The frames are arranged in a rectangular grid. Each grid cell is the size of the original image. The frames run left-to-right then top-to-bottom. The number of columns can be specified, or left as 0 in which case it is calculated so as to make the sprite sheet as square as possible.
The filename is the same as the .xcf
filename of the animation, with a suffix indicating the number of frames and columns and the size of each grid cell, and the extension .png
.
Your scans will be full white rectangles with no transparency. To add an Alpha Channel to your frames and remove the surrounding blank white paper you've scanned, run "Filters > Animation > Cut out". If this doesn't work well for you, you can add an alpha channel to each layer using "Filters > Animation > Add alpha channel to all layers" and then remove the surround on each layer manually.
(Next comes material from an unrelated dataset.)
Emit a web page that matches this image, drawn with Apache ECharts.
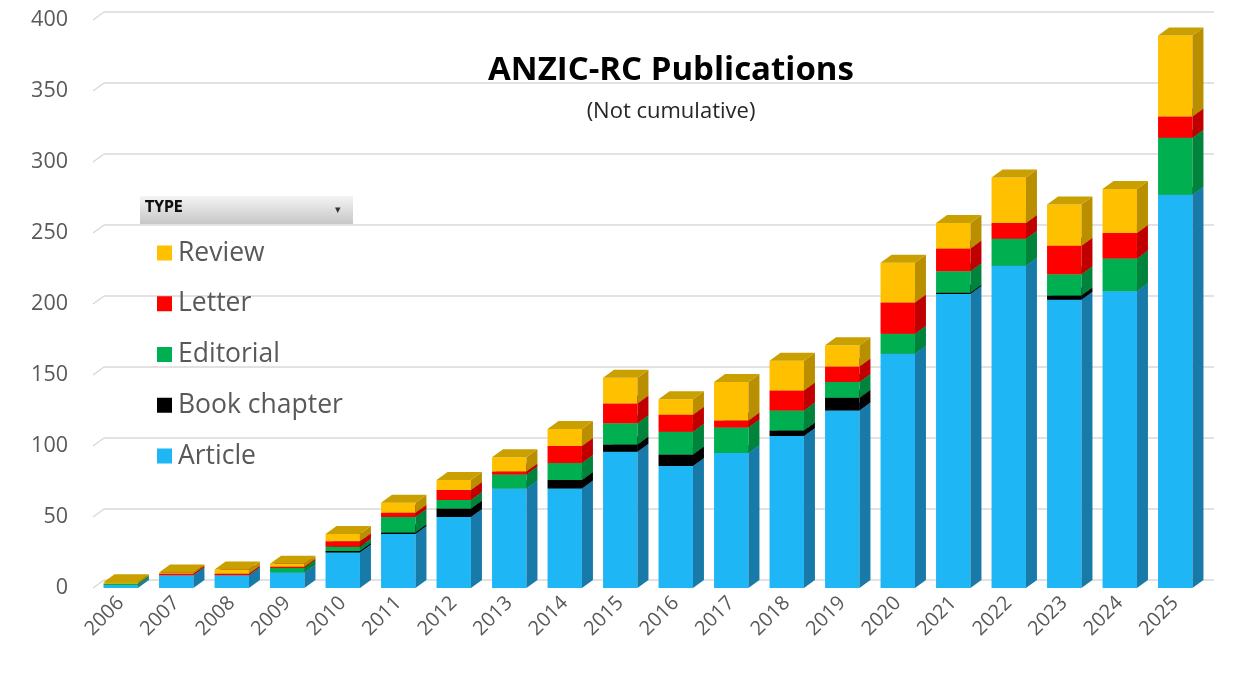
<!DOCTYPE html>
<html>
<head>
<meta charset="utf-8">
<script src="https://cdn.jsdelivr.net/npm/echarts@6/dist/echarts.min.js"></script>
<style>
  html, body { margin: 0; padding: 0; background: #fff; }
  #myChart { width: 1252px; height: 690px; }
</style>
</head>
<body>
<div id="myChart"></div>
<script>
// 年份
var years = ['2006', '2007', '2008', '2009', '2010', '2011', '2012', '2013', '2014', '2015',
             '2016', '2017', '2018', '2019', '2020', '2021', '2022', '2023', '2024', '2025'];
// publications per type (stack order bottom -> top)
var article     = [2, 9, 9, 11, 25, 38, 50, 70, 70, 96, 86, 95, 107, 125, 165, 207, 227, 203, 209, 277];
var bookChapter = [0, 0, 0, 0, 1, 1, 6, 0, 6, 5, 8, 0, 4, 9, 0, 1, 0, 3, 0, 0];
var editorial   = [1, 0, 0, 3, 3, 11, 6, 10, 12, 15, 16, 18, 14, 11, 14, 15, 19, 15, 23, 40];
var letter      = [0, 1, 1, 1, 4, 3, 7, 2, 12, 14, 12, 5, 14, 11, 22, 16, 11, 20, 18, 15];
var review      = [1, 1, 3, 2, 5, 7, 7, 10, 12, 18, 11, 27, 21, 15, 28, 18, 32, 29, 31, 57];
var yTicks = [0, 50, 100, 150, 200, 250, 300, 350, 400];

var types = [
    { name: 'Article',      data: article,     front: '#1fb6f6', side: '#177aa8', top: '#177aa8' },
    { name: 'Book chapter', data: bookChapter, front: '#000000', side: '#000000', top: '#000000' },
    { name: 'Editorial',    data: editorial,   front: '#00b050', side: '#00833b', top: '#00833b' },
    { name: 'Letter',       data: letter,      front: '#ff0000', side: '#c00000', top: '#c00000' },
    { name: 'Review',       data: review,      front: '#ffc000', side: '#b98f00', top: '#c9a000' }
];

var DX = 11, DY = -8; // 3D depth offset

var dom = document.getElementById('myChart');
var myChart = echarts.init(dom);

// stacked [index, low, high] rows
var base = years.map(function () { return 0; });
var series = types.map(function (t) {
    var rows = t.data.map(function (v, i) {
        var lo = base[i];
        base[i] += v;
        return [i, lo, lo + v];
    });
    return {
        name: t.name,
        type: 'custom',
        xAxisIndex: 0,
        yAxisIndex: 0,
        itemStyle: { color: t.front },
        encode: { x: 0, y: [1, 2] },
        renderItem: function (params, api) {
            var i = api.value(0), lo = api.value(1), hi = api.value(2);
            if (hi - lo <= 0) return;
            var pb = api.coord([i, lo]);
            var pt = api.coord([i, hi]);
            var w = api.size([1, 0])[0] * 0.62;
            var x0 = pb[0] - w / 2, x1 = pb[0] + w / 2;
            var yb = pb[1], yt = pt[1];
            return {
                type: 'group',
                children: [
                    { type: 'rect', shape: { x: x0, y: yt, width: w, height: yb - yt }, style: { fill: t.front } },
                    { type: 'polygon', shape: { points: [[x1, yb], [x1 + DX, yb + DY], [x1 + DX, yt + DY], [x1, yt]] }, style: { fill: t.side } },
                    { type: 'polygon', shape: { points: [[x0, yt], [x1, yt], [x1 + DX, yt + DY], [x0 + DX, yt + DY]] }, style: { fill: t.top } }
                ]
            };
        },
        data: rows
    };
});

var option = {
    backgroundColor: '#fff',
    animation: false,
    textStyle: { fontFamily: 'Open Sans' },
    title: {
        text: 'ANZIC-RC Publications',
        subtext: '(Not cumulative)',
        left: 666,
        top: 49,
        textAlign: 'center',
        itemGap: 14,
        textStyle: { fontSize: 33, fontWeight: 'bold', color: '#000', fontFamily: 'Open Sans' },
        subtextStyle: { fontSize: 22, color: '#262626', fontFamily: 'Open Sans' }
    },
    legend: {
        orient: 'vertical',
        left: 152,
        top: 232,
        itemWidth: 15,
        itemHeight: 15,
        itemGap: 18.75,
        icon: 'rect',
        data: ['Review', 'Letter', 'Editorial', 'Book chapter', 'Article'],
        textStyle: { fontSize: 26.5, color: '#595959', lineHeight: 32, padding: [0, 0, 0, 1] }
    },
    grid: [
        { left: 93, right: 49, top: 20, bottom: 102 },   // front plane (bars)
        { left: 104, right: 38, top: 12, bottom: 110 }   // back wall (gridlines)
    ],
    xAxis: [{
        type: 'category',
        gridIndex: 0,
        data: years,
        axisLine: { show: false },
        axisTick: { show: false },
        axisLabel: { rotate: 45, fontSize: 20, color: '#595959', margin: 12, interval: 0 }
    }, {
        type: 'category',
        gridIndex: 1,
        data: years,
        show: false
    }],
    yAxis: [{
        type: 'value',
        gridIndex: 0,
        min: yTicks[0],
        max: yTicks[yTicks.length - 1],
        interval: 50,
        axisLine: { show: false },
        axisTick: { show: false },
        splitLine: { show: false },
        axisLabel: { fontSize: 21.5, color: '#595959', margin: 25, padding: [4, 0, 0, 0] }
    }, {
        type: 'value',
        gridIndex: 1,
        min: yTicks[0],
        max: yTicks[yTicks.length - 1],
        interval: 50,
        axisLine: { show: false },
        axisTick: { show: false },
        axisLabel: { show: false },
        splitLine: { show: true, lineStyle: { color: '#d9d9d9', width: 1.5 } }
    }],
    graphic: [{
        type: 'rect',
        left: 140,
        top: 196,
        shape: { width: 213, height: 28 },
        style: {
            fill: new echarts.graphic.LinearGradient(0, 0, 0, 1, [
                { offset: 0, color: '#f4f4f4' },
                { offset: 1, color: '#c6c6c6' }
            ])
        },
        z: 10
    }, {
        type: 'text',
        left: 145,
        top: 201,
        style: { text: 'TYPE', fontSize: 15, fontWeight: 'bold', fill: '#111', fontFamily: 'Liberation Sans Narrow, DejaVu Sans Condensed, sans-serif' },
        z: 11
    }, {
        type: 'text',
        left: 335,
        top: 204,
        style: { text: '▾', fontSize: 11, fill: '#333' },
        z: 11
    }],
    series: series
};
myChart.setOption(option, true);

// sloped left ends of the back-wall gridlines
var slopes = yTicks.map(function (v) {
    var yf = myChart.convertToPixel({ yAxisIndex: 0 }, v);
    var yb = myChart.convertToPixel({ yAxisIndex: 1 }, v);
    return {
        type: 'line',
        shape: { x1: 93, y1: yf, x2: 104, y2: yb },
        style: { stroke: '#d9d9d9', lineWidth: 1.5 },
        z: 1
    };
});
myChart.setOption({ graphic: option.graphic.concat(slopes) });
</script>
</body>
</html>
After removing the outer boxing, run the command "Filters > Animation > Show all layers" to see all the frames overlaid on each other, then you can easily crop the image to a box that includes all the content in all the frames.
GIMP doesn't offer to reverse your animation when it's finished playing. You can do this by copying each frame in reverse order, except the last one. Run "Filters > Animation > Repeat frames backwards".
Note, the copied frame has no relationship to the original frame, so make sure any other editing is completed before doing this! The copy gets a new incremental frame number that does not show its relationship to the original frame number.
The "Filters > Animation > Number unnumbered layers" command will assign an incremental numeric layer name to any layer that has a non-numeric name, while leaving layers that already have numeric names alone. If there are multiple layers, they are numbered increasing from bottom to top.
The "Filters > Animation > Renumber all layers" command will rename all layers, starting from "1" at the bottom, then "2" etc. Existing layer names are ignored.